Ukip leader Nigel Farage stamped his wellington boots and called for a transfer of funds last week, a solo later supported by the full orchestra of the Daily Mail. Eric Pickles, the minister in charge of flood response, had a go at a reply on Sky News but only brought forth more unwanted dribble. “If it is truly global warming,” he said (softly softly, eh sir?) “and our aid is sustainable aid, then aid that we are offering in other parts of the world will have an effect in terms of the things that happen in this country”.

Let’s dredge this statement a moment. First, the sole Government defence of the aid budget issued so far rests on a big “if”. Second, it backs up the Ukip leader’s underlying assertion that money spent on aid ought to show clear gains “in this country”, at the same time as pushing any returns far enough off into the future to mollify precisely zero of the Somerset residents currently enduring misery.

This is a critical moment for the aid budget.

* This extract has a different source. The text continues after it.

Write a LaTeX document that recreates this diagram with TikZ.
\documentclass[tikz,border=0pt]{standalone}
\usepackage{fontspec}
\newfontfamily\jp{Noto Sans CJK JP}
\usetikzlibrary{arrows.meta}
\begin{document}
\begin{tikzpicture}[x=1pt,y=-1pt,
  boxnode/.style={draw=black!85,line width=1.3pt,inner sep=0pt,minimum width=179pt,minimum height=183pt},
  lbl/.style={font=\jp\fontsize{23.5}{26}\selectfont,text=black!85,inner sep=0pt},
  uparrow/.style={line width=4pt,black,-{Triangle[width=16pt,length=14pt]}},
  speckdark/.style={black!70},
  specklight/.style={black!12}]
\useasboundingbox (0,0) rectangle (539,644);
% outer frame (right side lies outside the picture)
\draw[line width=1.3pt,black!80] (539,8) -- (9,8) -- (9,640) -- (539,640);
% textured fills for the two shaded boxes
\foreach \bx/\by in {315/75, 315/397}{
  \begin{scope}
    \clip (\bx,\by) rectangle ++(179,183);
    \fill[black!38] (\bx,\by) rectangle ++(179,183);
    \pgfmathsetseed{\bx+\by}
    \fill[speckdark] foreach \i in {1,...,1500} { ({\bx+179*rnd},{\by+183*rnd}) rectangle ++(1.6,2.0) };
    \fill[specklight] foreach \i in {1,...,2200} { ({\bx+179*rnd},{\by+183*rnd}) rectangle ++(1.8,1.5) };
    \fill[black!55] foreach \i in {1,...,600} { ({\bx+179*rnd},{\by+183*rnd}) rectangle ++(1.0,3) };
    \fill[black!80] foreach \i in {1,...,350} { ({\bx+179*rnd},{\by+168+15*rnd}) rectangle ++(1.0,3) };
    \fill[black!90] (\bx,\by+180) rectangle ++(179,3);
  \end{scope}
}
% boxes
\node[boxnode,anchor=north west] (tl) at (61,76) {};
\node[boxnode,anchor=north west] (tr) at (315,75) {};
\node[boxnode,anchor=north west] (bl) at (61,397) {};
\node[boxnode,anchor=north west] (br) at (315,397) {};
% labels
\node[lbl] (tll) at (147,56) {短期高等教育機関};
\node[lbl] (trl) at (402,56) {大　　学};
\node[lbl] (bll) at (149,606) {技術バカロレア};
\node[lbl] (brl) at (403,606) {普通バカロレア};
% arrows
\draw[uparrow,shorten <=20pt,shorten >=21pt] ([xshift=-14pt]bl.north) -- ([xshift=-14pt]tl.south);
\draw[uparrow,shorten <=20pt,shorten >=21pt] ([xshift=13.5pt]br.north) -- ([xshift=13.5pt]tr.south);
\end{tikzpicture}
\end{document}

It hardly matters that, as the Department for International Development (DFID) has pointed out, European regulations would prevent any aid money being spent in this country. What is at stake here is whether aid spending can stand up for itself when there is a very visible, very emotional case to siphon off some of the £11bn budget (which will reach 0.7% of GDP this year) for stricken Brits.

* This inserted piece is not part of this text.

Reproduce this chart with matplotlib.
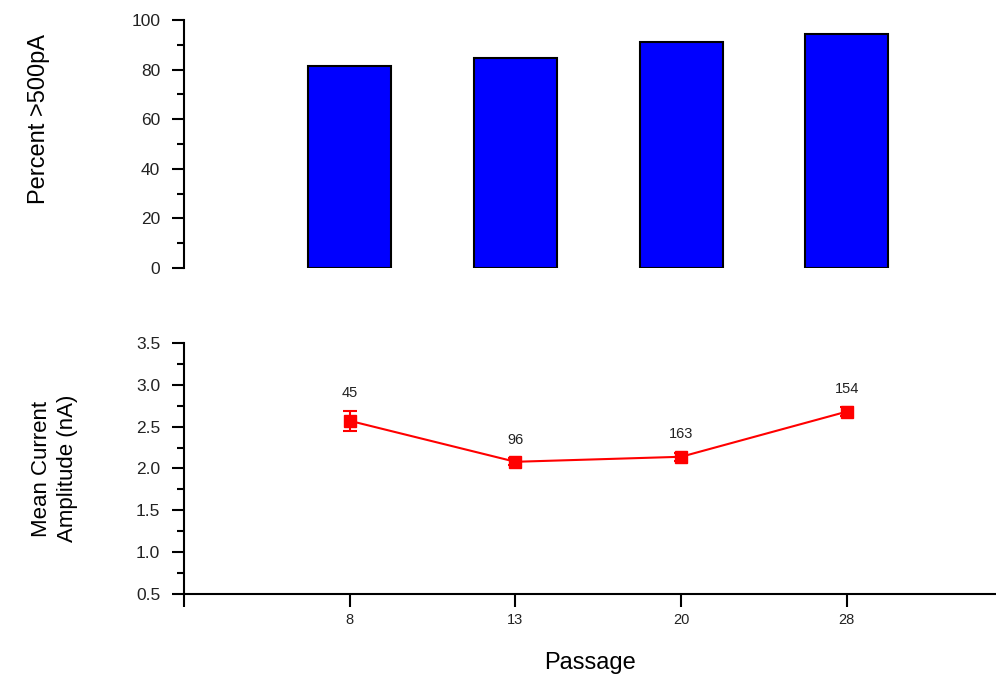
import matplotlib
matplotlib.use("Agg")
import matplotlib.pyplot as plt
import numpy as np
from matplotlib.ticker import MultipleLocator

plt.rcParams['font.family'] = ['Liberation Sans', 'DejaVu Sans']

# data
passages = ["8", "13", "20", "28"]
percent_above_500pA = [81.5, 84.7, 91.0, 94.3]
mean_amplitude = [2.57, 2.08, 2.14, 2.68]
amplitude_err = [0.12, 0.04, 0.05, 0.05]
n_cells = ["45", "96", "163", "154"]

x = np.arange(1, len(passages) + 1)

fig = plt.figure(figsize=(9.96, 6.8), dpi=100)

# top panel: bars
ax1 = fig.add_axes([0.1847, 0.6059, 0.8153, 0.3647])
ax1.bar(x, percent_above_500pA, width=0.5, color='#0000ff', edgecolor='black', linewidth=1.5)
ax1.set_xlim(0, 4.9)
ax1.set_ylim(0, 100)
ax1.yaxis.set_major_locator(MultipleLocator(20))
ax1.yaxis.set_minor_locator(MultipleLocator(10))
for s in ['top', 'right', 'bottom']:
    ax1.spines[s].set_visible(False)
ax1.spines['left'].set_linewidth(1.5)
ax1.set_xticks([])
ax1.tick_params(axis='y', which='major', length=9, width=1.5, labelsize=12.5, labelcolor='#222222', pad=8)
ax1.tick_params(axis='y', which='minor', length=5, width=1.5)
ax1.set_ylabel("Percent >500pA", fontsize=17)
ax1.yaxis.set_label_coords(-0.165, 0.6)

# bottom panel: mean amplitude
ax2 = fig.add_axes([0.1847, 0.1265, 0.8153, 0.3691])
ax2.errorbar(x, mean_amplitude, yerr=amplitude_err, color='red', marker='s', markersize=8,
             linewidth=1.5, capsize=5, capthick=1.5, elinewidth=1.5)
for xi, yi, ei, n in zip(x, mean_amplitude, amplitude_err, n_cells):
    ax2.annotate(n, xy=(xi, yi + ei), xytext=(0, 8), textcoords='offset points',
                 ha='center', va='bottom', fontsize=10.5, color='#222222')
ax2.set_xlim(0, 4.9)
ax2.set_ylim(0.5, 3.5)
ax2.yaxis.set_minor_locator(MultipleLocator(0.25))
ax2.set_yticks(np.arange(0.5, 3.51, 0.5))
ax2.set_yticklabels([f"{v:.1f}" for v in np.arange(0.5, 3.51, 0.5)])
ax2.set_xticks(np.concatenate([[0], x]))
ax2.set_xticklabels([""] + passages)
for s in ['top', 'right']:
    ax2.spines[s].set_visible(False)
ax2.spines['left'].set_linewidth(1.5)
ax2.spines['bottom'].set_linewidth(1.5)
ax2.tick_params(axis='y', which='major', length=9, width=1.5, labelsize=12.5, labelcolor='#222222', pad=8)
ax2.tick_params(axis='y', which='minor', length=5, width=1.5)
ax2.tick_params(axis='x', which='major', length=9, width=1.5, labelsize=10.5, labelcolor='#222222', pad=5)
ax2.set_ylabel("Mean Current\nAmplitude (nA)", fontsize=16, labelpad=42, linespacing=1.3)
ax2.set_xlabel("Passage", fontsize=17, labelpad=18)

fig.savefig("out.png", dpi=100)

Two strands of development thought complicate a defence. First, the gradual acceptance that the old binaries of “developed” and “developing” world are becoming less relevant. While the extremely poor remain extremely poor, their number is falling - with comparatively little assistance from aid – and many development economists now favour helping people in the ‘Third World’ with measures that have a distinctly ‘First World’ flavour: tackling road safety, smoking, and tax avoidance. The flipside here is that if development experts can no longer simply separate “them” from “us”, how can they respond when Somerset is being compared (however absurdly) to Bangladesh in the right wing press?

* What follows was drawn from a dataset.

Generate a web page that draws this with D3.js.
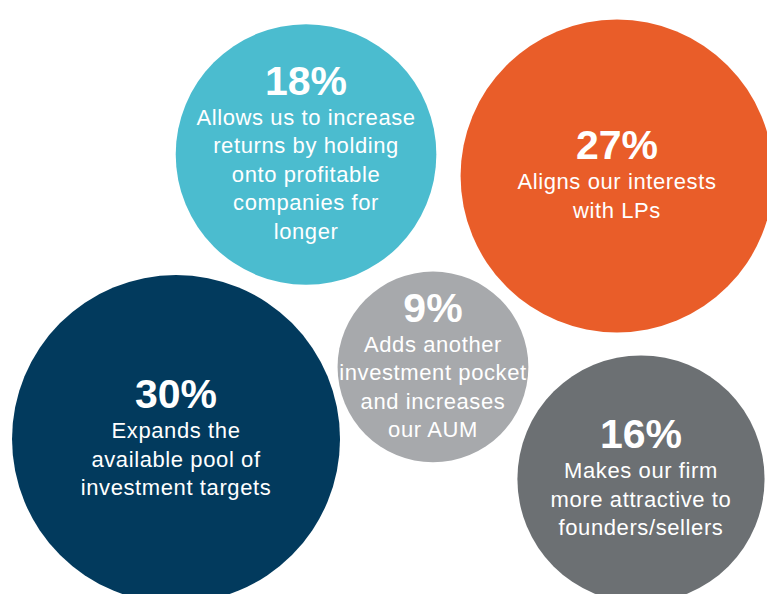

The second problem is this: there is a divide between spending for development and disaster relief. Farage would keep the latter form of spending – as well as clean water and healthcare projects - but cut all the rest. Yet when economic development programmes work well – such as DFID’s help in creating the successful Burundi tax authority, or raising farmer incomes in Northern Nigeria – they can contribute to life-changing prosperity.

So why not transfer to Somerset? Because suffering in Somerset is mild compared to that in Bangladesh. Because there’s already plenty of money in and political attention on these floods. And because although Britain’s attempts to reduce poverty aren’t perfect, we owe the world more than a turned back.